The request:
Extract from the listing each line in which the word "seaborn" appears.

Available data:

--

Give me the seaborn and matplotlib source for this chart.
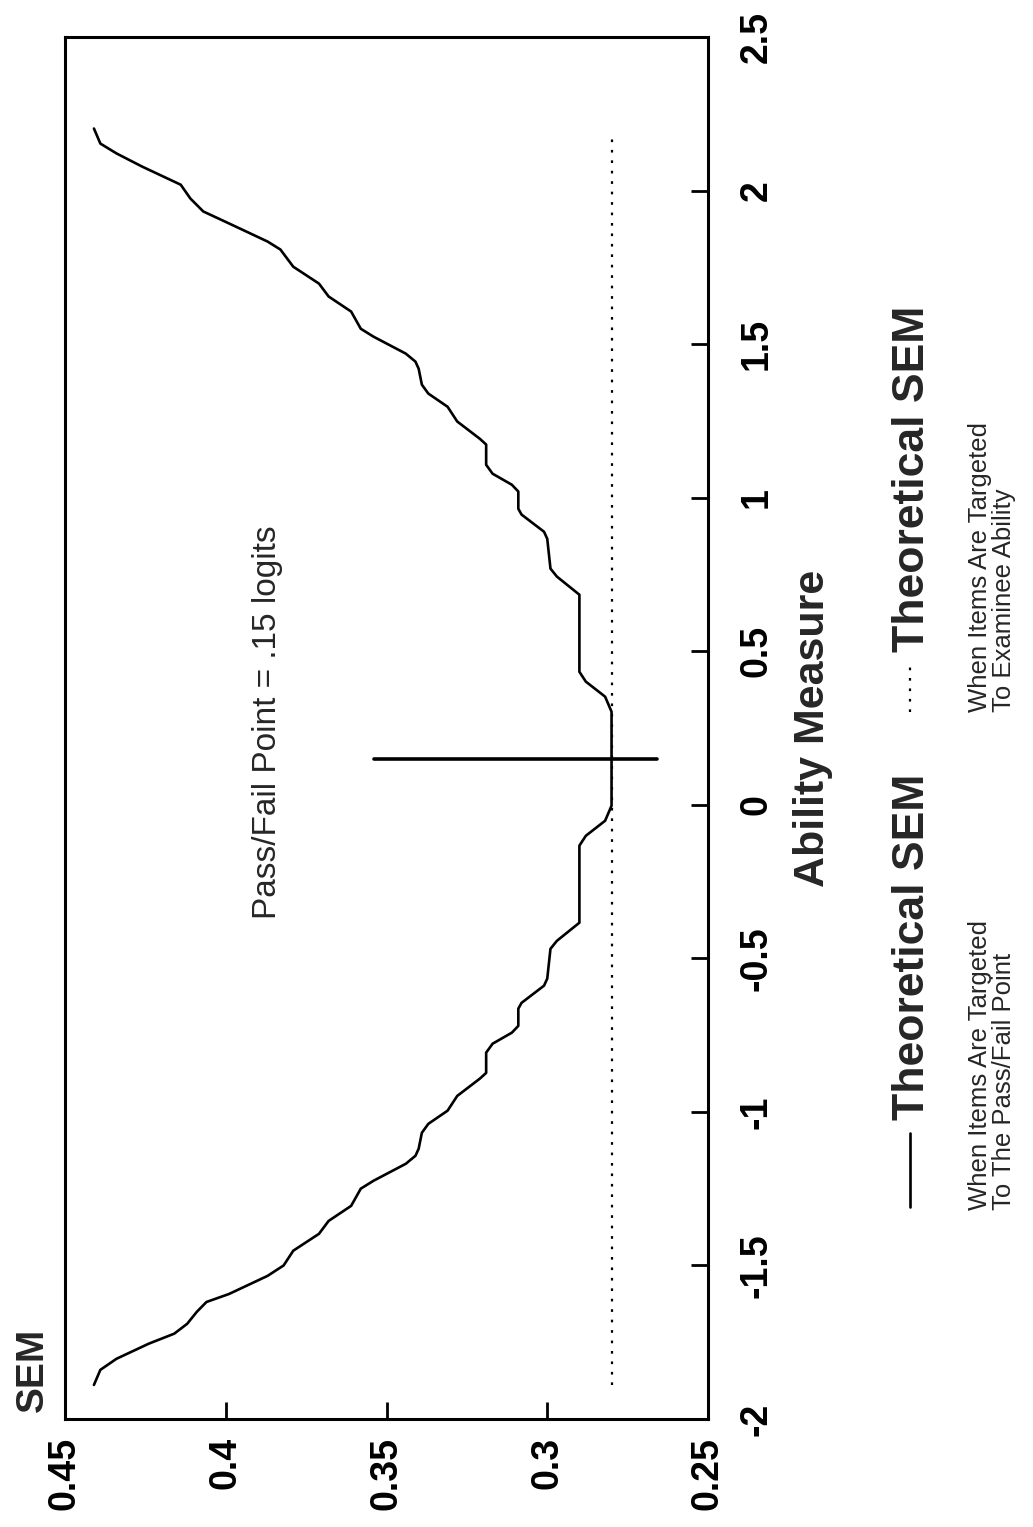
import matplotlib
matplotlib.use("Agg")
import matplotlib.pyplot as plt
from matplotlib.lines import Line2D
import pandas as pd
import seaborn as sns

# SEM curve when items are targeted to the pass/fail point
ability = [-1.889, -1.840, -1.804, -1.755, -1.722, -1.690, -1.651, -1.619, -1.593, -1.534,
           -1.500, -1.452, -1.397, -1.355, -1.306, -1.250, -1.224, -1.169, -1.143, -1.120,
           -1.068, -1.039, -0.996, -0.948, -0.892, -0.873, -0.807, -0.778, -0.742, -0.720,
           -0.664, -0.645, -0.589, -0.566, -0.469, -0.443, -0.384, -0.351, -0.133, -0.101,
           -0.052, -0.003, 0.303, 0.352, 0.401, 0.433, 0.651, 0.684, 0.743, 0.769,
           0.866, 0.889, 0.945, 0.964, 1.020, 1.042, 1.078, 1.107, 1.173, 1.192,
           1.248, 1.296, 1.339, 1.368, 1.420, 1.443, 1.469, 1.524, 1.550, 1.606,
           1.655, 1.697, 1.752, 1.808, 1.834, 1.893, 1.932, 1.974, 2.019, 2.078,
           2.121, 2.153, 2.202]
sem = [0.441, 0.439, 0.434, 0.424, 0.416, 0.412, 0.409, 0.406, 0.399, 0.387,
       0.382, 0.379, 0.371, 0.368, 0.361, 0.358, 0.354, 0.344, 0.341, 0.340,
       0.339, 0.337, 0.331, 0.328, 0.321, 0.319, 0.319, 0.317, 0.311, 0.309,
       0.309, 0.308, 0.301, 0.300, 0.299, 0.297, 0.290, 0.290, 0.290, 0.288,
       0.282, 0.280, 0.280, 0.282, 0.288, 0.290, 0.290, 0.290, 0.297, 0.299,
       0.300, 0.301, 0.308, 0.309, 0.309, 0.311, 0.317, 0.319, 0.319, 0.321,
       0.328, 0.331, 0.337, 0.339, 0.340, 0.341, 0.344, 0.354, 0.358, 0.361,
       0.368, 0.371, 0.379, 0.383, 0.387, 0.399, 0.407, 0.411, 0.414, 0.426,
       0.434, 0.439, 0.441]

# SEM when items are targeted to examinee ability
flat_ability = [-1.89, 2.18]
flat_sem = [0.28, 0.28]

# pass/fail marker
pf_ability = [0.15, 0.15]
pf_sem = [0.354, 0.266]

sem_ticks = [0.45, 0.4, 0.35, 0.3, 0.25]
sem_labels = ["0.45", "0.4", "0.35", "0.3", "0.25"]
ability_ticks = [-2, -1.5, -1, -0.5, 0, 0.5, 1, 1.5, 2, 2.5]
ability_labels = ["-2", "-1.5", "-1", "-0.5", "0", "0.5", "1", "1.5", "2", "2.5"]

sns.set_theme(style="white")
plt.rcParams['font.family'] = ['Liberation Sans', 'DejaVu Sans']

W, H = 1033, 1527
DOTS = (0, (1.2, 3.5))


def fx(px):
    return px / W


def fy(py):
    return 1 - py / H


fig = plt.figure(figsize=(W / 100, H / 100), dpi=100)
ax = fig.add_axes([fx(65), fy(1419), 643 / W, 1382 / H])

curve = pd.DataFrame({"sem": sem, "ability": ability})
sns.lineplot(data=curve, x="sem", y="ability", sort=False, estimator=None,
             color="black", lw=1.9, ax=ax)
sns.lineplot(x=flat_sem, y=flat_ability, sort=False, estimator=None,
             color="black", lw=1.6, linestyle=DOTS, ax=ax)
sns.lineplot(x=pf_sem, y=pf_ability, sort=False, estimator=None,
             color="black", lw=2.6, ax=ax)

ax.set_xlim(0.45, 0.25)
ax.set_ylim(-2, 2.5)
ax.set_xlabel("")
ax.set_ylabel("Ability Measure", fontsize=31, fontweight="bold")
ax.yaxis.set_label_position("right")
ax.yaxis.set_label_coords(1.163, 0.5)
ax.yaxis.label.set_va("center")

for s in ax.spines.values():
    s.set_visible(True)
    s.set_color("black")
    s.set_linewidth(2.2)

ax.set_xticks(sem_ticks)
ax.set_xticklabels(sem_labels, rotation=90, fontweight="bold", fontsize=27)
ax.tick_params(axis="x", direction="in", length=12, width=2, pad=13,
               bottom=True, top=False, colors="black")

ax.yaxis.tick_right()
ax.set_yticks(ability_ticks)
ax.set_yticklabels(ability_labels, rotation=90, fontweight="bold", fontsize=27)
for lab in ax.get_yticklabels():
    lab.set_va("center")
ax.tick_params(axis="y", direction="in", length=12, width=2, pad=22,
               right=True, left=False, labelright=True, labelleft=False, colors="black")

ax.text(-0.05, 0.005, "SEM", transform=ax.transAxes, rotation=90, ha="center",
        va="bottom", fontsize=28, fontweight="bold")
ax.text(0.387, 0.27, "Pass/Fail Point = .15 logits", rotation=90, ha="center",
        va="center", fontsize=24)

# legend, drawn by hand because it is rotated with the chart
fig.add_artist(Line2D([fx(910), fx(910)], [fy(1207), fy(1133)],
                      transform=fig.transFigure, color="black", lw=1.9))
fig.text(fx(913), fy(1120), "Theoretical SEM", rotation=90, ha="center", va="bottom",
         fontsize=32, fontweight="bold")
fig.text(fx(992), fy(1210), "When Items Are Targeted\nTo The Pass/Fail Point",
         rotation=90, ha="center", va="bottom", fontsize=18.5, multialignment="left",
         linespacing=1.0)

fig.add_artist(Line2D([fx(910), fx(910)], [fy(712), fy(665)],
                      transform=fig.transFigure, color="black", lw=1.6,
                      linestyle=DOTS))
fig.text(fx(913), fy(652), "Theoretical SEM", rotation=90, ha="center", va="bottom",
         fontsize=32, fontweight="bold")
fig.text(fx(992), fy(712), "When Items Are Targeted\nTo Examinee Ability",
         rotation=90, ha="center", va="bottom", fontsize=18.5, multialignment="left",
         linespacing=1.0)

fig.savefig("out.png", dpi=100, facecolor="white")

--

Task result:
Give me the seaborn and matplotlib source for this chart.
import seaborn as sns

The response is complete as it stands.